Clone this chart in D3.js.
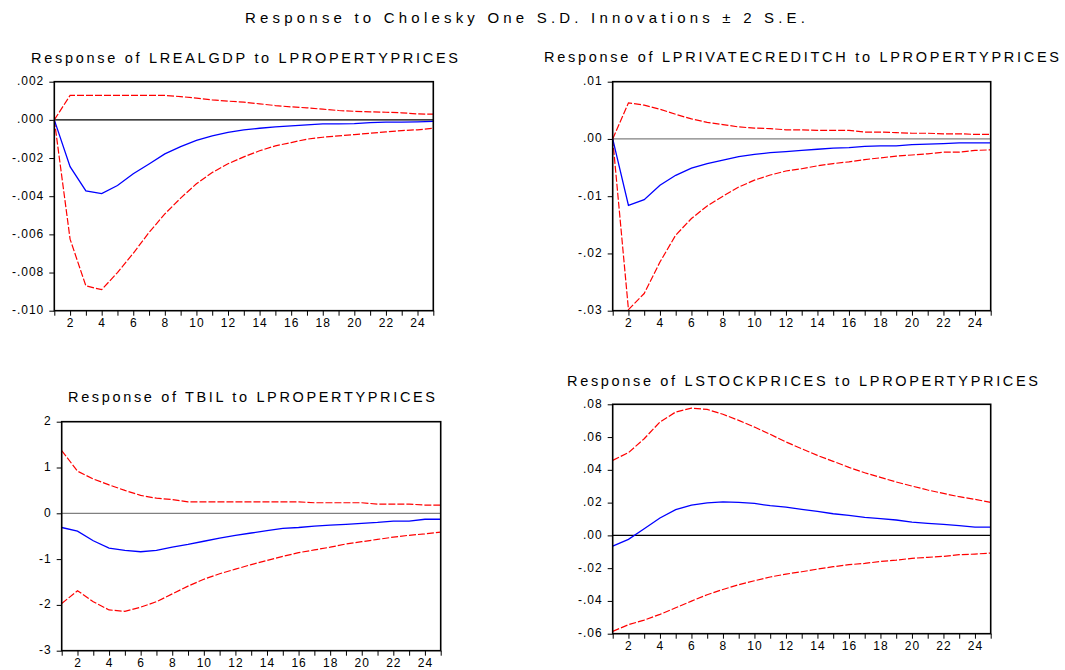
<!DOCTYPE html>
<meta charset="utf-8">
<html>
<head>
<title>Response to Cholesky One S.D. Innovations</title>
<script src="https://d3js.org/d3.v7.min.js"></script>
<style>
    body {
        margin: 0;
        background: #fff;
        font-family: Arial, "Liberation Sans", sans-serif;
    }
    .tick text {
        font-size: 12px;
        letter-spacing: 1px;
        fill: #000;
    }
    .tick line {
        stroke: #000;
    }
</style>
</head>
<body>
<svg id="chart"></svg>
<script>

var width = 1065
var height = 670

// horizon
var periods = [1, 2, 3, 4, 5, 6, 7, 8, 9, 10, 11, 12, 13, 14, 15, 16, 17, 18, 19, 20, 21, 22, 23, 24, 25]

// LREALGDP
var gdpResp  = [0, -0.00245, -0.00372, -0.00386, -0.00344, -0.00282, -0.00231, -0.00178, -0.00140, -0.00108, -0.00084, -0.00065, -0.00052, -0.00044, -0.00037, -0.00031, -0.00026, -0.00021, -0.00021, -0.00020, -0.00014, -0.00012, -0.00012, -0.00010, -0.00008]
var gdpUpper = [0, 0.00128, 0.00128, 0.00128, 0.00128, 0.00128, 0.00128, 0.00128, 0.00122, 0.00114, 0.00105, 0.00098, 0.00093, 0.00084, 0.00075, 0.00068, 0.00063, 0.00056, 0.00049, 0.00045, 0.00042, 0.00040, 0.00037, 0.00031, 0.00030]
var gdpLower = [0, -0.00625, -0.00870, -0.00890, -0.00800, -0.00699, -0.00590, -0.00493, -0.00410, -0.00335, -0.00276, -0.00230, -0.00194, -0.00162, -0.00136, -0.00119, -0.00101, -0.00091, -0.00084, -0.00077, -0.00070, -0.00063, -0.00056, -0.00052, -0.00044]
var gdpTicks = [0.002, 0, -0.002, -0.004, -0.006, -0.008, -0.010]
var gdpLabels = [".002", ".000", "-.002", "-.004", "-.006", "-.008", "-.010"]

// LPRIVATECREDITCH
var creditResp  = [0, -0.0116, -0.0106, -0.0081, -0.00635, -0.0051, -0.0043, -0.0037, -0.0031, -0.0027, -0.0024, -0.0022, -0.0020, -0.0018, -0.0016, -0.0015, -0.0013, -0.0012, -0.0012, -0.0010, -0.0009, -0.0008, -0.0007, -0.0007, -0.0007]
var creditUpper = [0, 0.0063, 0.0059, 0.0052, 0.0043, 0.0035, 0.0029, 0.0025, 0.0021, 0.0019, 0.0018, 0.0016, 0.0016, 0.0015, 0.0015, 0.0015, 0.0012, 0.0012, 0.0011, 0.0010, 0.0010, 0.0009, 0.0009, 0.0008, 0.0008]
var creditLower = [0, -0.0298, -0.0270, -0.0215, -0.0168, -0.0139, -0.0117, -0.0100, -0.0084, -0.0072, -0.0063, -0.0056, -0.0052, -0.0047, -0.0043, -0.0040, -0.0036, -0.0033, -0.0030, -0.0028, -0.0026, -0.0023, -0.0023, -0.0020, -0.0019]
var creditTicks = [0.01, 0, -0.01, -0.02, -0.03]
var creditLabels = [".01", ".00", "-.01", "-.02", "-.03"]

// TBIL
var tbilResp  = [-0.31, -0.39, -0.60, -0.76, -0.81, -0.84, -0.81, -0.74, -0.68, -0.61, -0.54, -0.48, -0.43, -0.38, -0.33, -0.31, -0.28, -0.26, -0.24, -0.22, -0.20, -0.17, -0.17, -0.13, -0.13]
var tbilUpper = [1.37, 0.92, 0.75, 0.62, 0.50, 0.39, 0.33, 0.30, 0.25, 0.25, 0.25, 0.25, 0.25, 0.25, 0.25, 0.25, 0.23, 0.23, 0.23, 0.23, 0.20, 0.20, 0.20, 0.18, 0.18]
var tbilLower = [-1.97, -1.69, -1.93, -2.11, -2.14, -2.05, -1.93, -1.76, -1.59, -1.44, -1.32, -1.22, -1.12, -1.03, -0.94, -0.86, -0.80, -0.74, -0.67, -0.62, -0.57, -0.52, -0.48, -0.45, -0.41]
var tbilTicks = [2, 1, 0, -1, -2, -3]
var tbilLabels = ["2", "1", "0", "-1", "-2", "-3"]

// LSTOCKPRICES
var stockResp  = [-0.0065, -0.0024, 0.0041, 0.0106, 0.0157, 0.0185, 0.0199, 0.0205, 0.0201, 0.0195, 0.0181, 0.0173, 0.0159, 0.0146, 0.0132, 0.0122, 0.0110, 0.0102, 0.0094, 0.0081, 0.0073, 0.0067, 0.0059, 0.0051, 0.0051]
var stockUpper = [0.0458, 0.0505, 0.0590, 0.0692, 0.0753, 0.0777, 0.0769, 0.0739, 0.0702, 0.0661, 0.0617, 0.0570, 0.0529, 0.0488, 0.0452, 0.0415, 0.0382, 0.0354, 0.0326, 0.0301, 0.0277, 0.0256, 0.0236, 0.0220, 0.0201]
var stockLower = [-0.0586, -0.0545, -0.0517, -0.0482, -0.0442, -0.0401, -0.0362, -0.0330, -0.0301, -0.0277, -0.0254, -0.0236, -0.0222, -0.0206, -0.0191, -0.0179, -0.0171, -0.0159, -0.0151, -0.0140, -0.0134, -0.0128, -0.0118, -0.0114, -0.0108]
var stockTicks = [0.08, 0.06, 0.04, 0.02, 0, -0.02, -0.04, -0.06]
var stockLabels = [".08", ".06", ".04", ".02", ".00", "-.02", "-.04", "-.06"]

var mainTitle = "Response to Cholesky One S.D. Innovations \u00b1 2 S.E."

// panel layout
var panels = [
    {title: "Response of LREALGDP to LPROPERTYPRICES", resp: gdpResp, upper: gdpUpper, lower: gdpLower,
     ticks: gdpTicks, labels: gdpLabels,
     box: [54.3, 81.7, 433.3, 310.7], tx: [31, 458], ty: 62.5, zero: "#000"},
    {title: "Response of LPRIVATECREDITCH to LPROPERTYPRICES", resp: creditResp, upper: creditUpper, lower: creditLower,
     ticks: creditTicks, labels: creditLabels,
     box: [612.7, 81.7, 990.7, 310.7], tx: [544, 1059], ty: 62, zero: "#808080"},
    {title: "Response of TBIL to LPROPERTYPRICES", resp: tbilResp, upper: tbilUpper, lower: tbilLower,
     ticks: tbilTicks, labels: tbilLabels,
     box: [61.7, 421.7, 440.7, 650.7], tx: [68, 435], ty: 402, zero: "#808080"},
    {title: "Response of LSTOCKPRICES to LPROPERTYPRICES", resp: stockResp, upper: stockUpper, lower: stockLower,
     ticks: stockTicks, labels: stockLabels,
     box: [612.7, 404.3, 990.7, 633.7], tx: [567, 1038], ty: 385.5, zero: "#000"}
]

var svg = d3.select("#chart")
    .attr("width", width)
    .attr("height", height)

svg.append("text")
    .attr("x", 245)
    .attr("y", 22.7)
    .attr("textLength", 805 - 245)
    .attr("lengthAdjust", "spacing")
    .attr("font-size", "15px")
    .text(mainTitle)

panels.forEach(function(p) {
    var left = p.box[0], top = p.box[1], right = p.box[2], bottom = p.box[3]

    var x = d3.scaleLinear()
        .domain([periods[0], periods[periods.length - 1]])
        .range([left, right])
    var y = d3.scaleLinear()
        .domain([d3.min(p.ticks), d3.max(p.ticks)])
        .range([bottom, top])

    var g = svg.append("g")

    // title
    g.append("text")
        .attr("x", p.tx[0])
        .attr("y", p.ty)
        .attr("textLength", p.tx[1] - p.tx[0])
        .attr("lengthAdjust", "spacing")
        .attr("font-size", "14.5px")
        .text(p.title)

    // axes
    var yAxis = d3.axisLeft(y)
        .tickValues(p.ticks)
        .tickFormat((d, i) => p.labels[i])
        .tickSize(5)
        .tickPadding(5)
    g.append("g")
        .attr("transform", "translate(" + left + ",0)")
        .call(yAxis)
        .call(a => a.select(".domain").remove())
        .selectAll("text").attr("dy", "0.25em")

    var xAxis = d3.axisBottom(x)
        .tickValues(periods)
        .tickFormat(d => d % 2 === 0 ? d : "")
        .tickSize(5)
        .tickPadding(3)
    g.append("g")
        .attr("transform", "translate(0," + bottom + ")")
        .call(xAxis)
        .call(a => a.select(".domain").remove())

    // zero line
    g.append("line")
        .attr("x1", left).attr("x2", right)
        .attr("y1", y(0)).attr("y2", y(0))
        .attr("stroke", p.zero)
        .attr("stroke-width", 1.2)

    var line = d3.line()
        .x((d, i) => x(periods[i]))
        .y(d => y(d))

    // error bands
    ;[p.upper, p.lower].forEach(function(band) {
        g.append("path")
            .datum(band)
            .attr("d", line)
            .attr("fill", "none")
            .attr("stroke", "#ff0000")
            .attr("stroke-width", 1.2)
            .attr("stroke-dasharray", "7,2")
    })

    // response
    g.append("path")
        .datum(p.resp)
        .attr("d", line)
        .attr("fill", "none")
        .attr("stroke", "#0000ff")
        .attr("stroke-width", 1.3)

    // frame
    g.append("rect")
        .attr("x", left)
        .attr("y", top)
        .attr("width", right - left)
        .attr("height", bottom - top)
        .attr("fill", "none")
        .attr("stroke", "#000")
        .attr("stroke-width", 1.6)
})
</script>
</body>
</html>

> _Task to carry out_:
Pick out the lines containing the word "chart" and show them.

> _Task response_:
Clone this chart in D3.js.
<svg id="chart"></svg>
var svg = d3.select("#chart")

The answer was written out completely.